Le général-major à la retraite Khaled Nezzar qui, probablement, n’a pas tué un seul français pendant la guerre de libération s’était engagé dans la voie du sang en toute connaissance de cause. Il ne devait pas ignorer le «pronostic secret» des 60 000 morts qu’il allait faire mourir. Après avoir été la cause de la mort de 500 jeunes et des milliers de torturés en octobre-88, en 1992, il avait décidé de monter sur ses chevaux et faire basculer l’Algérie dans l’inconnu. Lui et son clan étaient donc prêts à sacrifier des dizaines de milliers d’Algériens pour s’opposer au FIS. Soixante milles algériens tués étaient pour lui un chiffre raisonnable. Pas très lourd pour la conscience d’un militaire qui se trouve derrière les canons. Aujourd’hui, il se rebiffe et ose dire «je n’ai pas tué de gens !». Ben oui, assis dans son bureau, fumant sa cigarette qui ne le quitte pas, il n’a fait qu’ouvrir les portes de l’enfer sur l’Algérie.
Ali Haroun, Larbi Belkheir, Mohamed Touati et Mohamed Mediène, eux aussi, avaient accepté de consentir « ce sacrifice » de faire couler le sang algérien. Pour eux, c’était acceptable les 60 000 morts. Comme le dit clairement Maâmar Farah dans son terrible article, un tel dégât collatéral se voit un peu partout dans le monde… Alors, l’on imagine facilement qu’avec une telle logique ce clan n’a pas hésité à ouvrir le bal de la mort.
Après avoir pris cette grave décision, le club des pins et d’autres secteurs ont été transformés en zones interdites et en de grandes forteresses pour que ni la junte militaire, ni leurs suppôts ni leurs familles ne soient inclus dans le nombre des 60 000 morts.

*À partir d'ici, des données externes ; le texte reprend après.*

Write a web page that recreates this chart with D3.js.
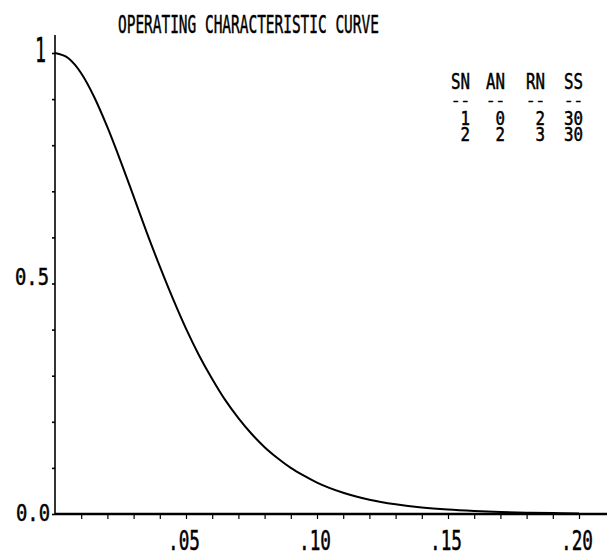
<!DOCTYPE html>
<html>
<head>
<meta charset="utf-8">
<script src="https://cdn.jsdelivr.net/npm/d3@7"></script>
<style>
  html, body { margin: 0; padding: 0; background: #fff; }
  svg { display: block; }
  text { font-family: "DejaVu Sans Mono", monospace; fill: #000; stroke: #000; stroke-width: 0.5; }
</style>
</head>
<body>
<svg id="chart" width="610" height="557"></svg>
<script>
// Fraction defective p and probability of acceptance Pa
const fractionDefective = [0, .005, .01, .015, .02, .025, .03, .035, .04, .045, .05, .055, .06, .065,
  .07, .075, .08, .085, .09, .095, .10, .11, .12, .13, .14, .15, .16, .17, .18, .19, .20];
const probAccept = [1.000, .989, .956, .904, .839, .766, .689, .611, .537, .467, .402, .344, .293, .247,
  .208, .174, .145, .121, .100, .083, .068, .046, .031, .021, .014, .0095, .0065, .0043, .0029, .0019, .0012];

// Sampling plan table
const planHeaders = ["SN", "AN", "RN", "SS"];
const planRows = [
  ["1", "0", "2", "30"],
  ["2", "2", "3", "30"]
];

const xTickLabels = [".05", ".10", ".15", ".20"];
const xTickValues = [0.05, 0.10, 0.15, 0.20];
const yTickLabels = ["0.0", "0.5", "1"];
const yTickValues = [0, 0.5, 1];

const svg = d3.select("#chart");

const x = d3.scaleLinear().domain([0, 0.20]).range([55, 579]);
const y = d3.scaleLinear().domain([0, 1]).range([514, 53]);

// Tall, narrow plotter-style text: fit the advance width and cap height
const CAP = 0.729;
function plotText(str, left, baseline, width, cap) {
  const size = cap / CAP;
  const g = svg.append("g").attr("transform", `translate(${left},${baseline})`);
  const t = g.append("text").attr("x", 0).attr("y", 0)
    .attr("font-size", size).text(str);
  const w0 = t.node().getComputedTextLength();
  t.attr("transform", `scale(${width / w0},1)`);
  return t;
}

// Title
plotText("OPERATING CHARACTERISTIC CURVE", 118, 33, 261, 18);

// Y axis: line plus small ticks every 0.1
svg.append("line")
  .attr("x1", x(0)).attr("x2", x(0))
  .attr("y1", 35).attr("y2", y(0))
  .attr("stroke", "#000").attr("stroke-width", 1.6);

const yAxis = d3.axisLeft(y)
  .tickValues(d3.range(0, 11).map(i => i / 10))
  .tickSize(3).tickFormat("");
const gy = svg.append("g").attr("transform", `translate(${x(0)},0)`).call(yAxis);
gy.select(".domain").remove();
gy.selectAll(".tick line").attr("stroke", "#000").attr("stroke-width", 1.6);

// Y labels
plotText(yTickLabels[0], 16, y(yTickValues[0]) + 7, 34, 17);
plotText(yTickLabels[1], 15, y(yTickValues[1]) + 1, 34, 17);
plotText(yTickLabels[2], 35, y(yTickValues[2]) + 9, 11, 24);

// X axis: heavy baseline and minor ticks every 0.01
svg.append("line")
  .attr("x1", x(0)).attr("x2", 607)
  .attr("y1", y(0)).attr("y2", y(0))
  .attr("stroke", "#000").attr("stroke-width", 2.4);

const xAxis = d3.axisBottom(x)
  .tickValues(d3.range(1, 21).map(i => i / 100))
  .tickSize(5).tickFormat("");
const gx = svg.append("g").attr("transform", `translate(0,${y(0)})`).call(xAxis);
gx.select(".domain").remove();
gx.selectAll(".tick line").attr("stroke", "#000").attr("stroke-width", 1.2);

xTickValues.forEach((v, i) => {
  plotText(xTickLabels[i], x(v) - 18, 550, 32, 19);
});

// OC curve
const pts = fractionDefective.map((p, i) => [p, probAccept[i]]);
const line = d3.line()
  .x(d => x(d[0]))
  .y(d => y(d[1]))
  .curve(d3.curveMonotoneX);
svg.append("path")
  .datum(pts)
  .attr("d", line)
  .attr("fill", "none")
  .attr("stroke", "#000")
  .attr("stroke-width", 2);

// Plan table
const colRight = [470, 505, 545, 583];
const cellW = 9.5;
planHeaders.forEach((h, c) => {
  plotText(h, colRight[c] - 2 * cellW, 89, 2 * cellW, 16);
  plotText("--", colRight[c] - 2 * cellW, 105, 2 * cellW, 9);
});
planRows.forEach((row, r) => {
  row.forEach((val, c) => {
    const w = cellW * val.length;
    plotText(val, colRight[c] - w, 125 + r * 16, w, 14);
  });
});
</script>
</body>
</html>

La précaution des forteresses de l’oligarchie n’était pas suffisante, il leur fallait « faire partager la responsabilité du sang algérien » à d’autres acteurs : les patrons de la presse. C’est ainsi que Boubakr Belkaïd, le ministre de la Communication et de la Culture de l’époque et qui s’est trempé jusqu’au cou dans cette entreprise meurtrière, a convoqué dans son ministère les directeurs de publication de la presse nationale et les a informés sur « les prévisions» pour les consulter… Cette réunion s’est révélée un véritable conciliabule secret dont personne n’a osé parler dans ses mémoires. Tel un pacte de sang, la réunion devait rester secrète à jamais et Belkaïd ou son représentant avait dû conseiller ses invités à faire les « motus bouches cousues». Ni Nezzar ni son ami Haroun n’ont prononcé le chiffre des 60 000 morts prévus avant l’arrêt des élections. Pourtant, ils n’arrêtent pas de se vanter de tout et de rien. Ah le courage !
Mais les grands perdants de cette réunion secrète ce sont les médias qui ont accepté de se taire et ont agi pour le compte du pouvoir. Ils savaient que la mort va planer sur toute l’Algérie. Et que le pays va être traumatisé pour très longtemps. Le fait de garder le secret si longtemps sur le «pronostic du pouvoir et sur la réunion fait d’eux des complices à part entière. Qui parmi eux oserait dire avoir participé à cette funeste consultation ? Qui oserait maintenant donner des détails sur la fameuse réunion. Personne. C’est la plus belle preuve de leur patriotisme et de leur courage… Pendant la réunion, ils n’ont pas été choqués que des milliers d’Algériens allaient mourir, mais quand l’Algérie commençait à bruler et que des journalistes étaient tués par les terroristes, ils jouaient aux horrifiés.